Muhakkak Ki, Müminler Kurtuluşa Erdiler
"Namazda huşû, namaz kılanın kurtuluşunun alâmetidir. Nitekim Allahü teâlâ, Mü'minûn sûresi başında; (Muhakkak ki, müminler kurtuluşa erdiler. O müminler ki, namazlarında huşû [tevâzu ve korku] sâhipleridir) buyurmaktadır. Peygamber efendimiz de buyurdu ki: (Bir Müslüman doğru olarak ve huşû ile iki rekat namaz kılınca, geçmiş günahları affolur.) Yâni, Allahü teâlâ onun küçük günahlarının hepsini affeder. Huşûu terk etmek ise, münâfıklık alâmetidir ve kalbin harâb olmasıdır. Nitekim Allahü teâlâ, Mü'minûn sûresi 117. âyetinde meâlen; (Gerçek şudur ki: Allah'tan başkasına tapınan kâfirler, felâha, kurtuluşa kavuşamazlar) buyurmaktadır."
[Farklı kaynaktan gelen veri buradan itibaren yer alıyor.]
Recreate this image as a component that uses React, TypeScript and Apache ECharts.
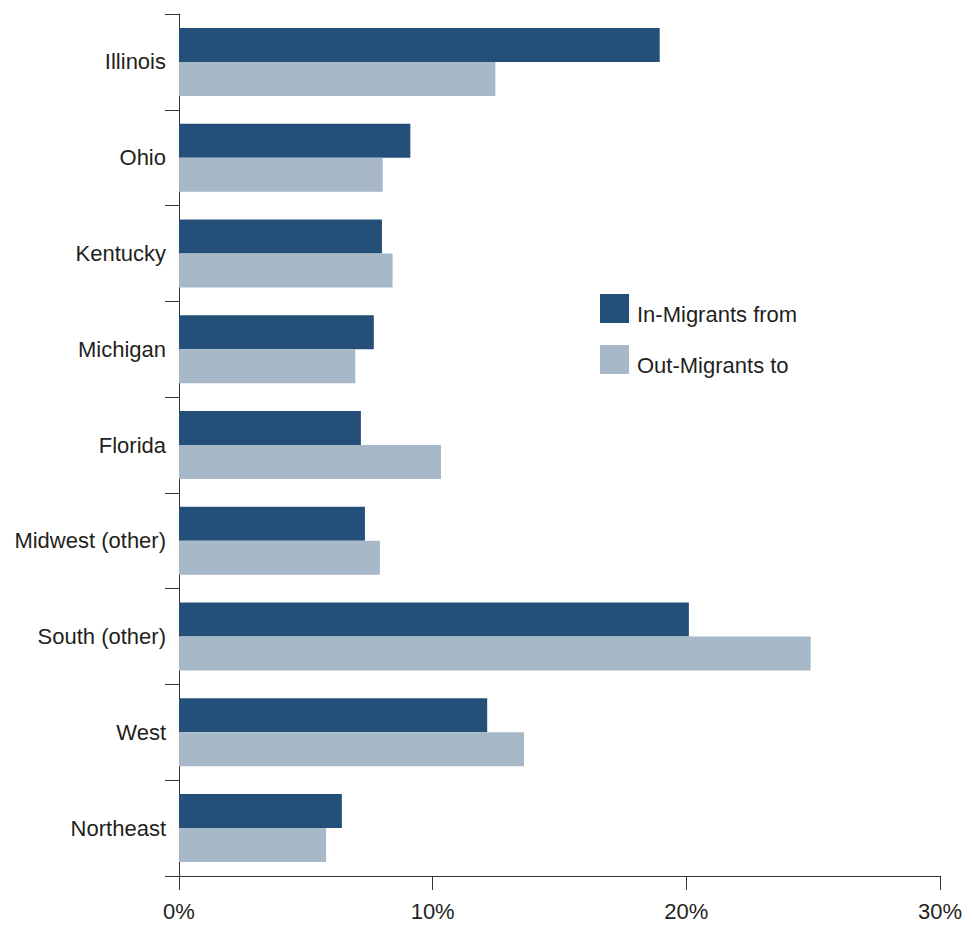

"Bir mümin, namazını güzel kılar, rükû ve secdelerini tamam yaparsa, namaz sevinir ve nûrlu olur. Melekler, o namazı göğe çıkarır. O namaz, namazı kılmış olana, iyi duâ eder ve 'sen beni kusurlu olmaktan koruduğun gibi, Allahü teâlâ da, seni muhâfaza etsin' der. Namaz güzel kılınmazsa, siyah olur. Melekler o namazdan iğrenir. Göğe götürmezler. O namaz, kılmış olana, fenâ duâ eder. 'Sen beni zâyi eylediğin, kötü hâle soktuğun gibi, Allahü teâlâ da seni zâyi eylesin' der. O hâlde, namazları tamam kılmaya çalışmalı, tâdil-i erkânı yapmalı, rükûu, secdeleri, kavmeyi yâni rükûdan kalkıp dikilmeyi ve celseyi yâni iki secde arasında oturmayı iyi yapmalıdır. Başkalarının da kusurlarını görünce söylemelidir. Din kardeşlerinin namazlarını tamam kılmalarına yardım etmelidir. Tumâninet ve tâdil-i erkânın yapılmasına çığır açmalıdır."
"Bir meclise gidince, kendinden aşağı olanların veya yüksek olanların yerlerine oturmamalıdır. Ama meclisin büyüğü o ise, istediği yerde oturabilir. Anlamadan bu yerlerden birinde oturmuşsa, hâtırına geldiği zaman münâsib yere gitmelidir. Orada boş yer yoksa, hiç sıkıntı ve derd etmeden geri dönmelidir...
İnsanların yanında uyumamalıdır. Sırtüstü hiç yatmamalıdır. Hele uyurken horlayan buna çok dikkat etmelidir. Çünkü bu şekilde yatmak horlamayı arttırır. Eğer bir mecliste, kalabalıkta uyku gelirse, mümkünse kalkıp gitmeli, değilse, bir hikâye, bir düşünce veya bir başka yolla defetmelidir. Oradakiler hep uyuyorsa, ya onlara uyup uyumalı, yâhut kalkıp gitmelidir."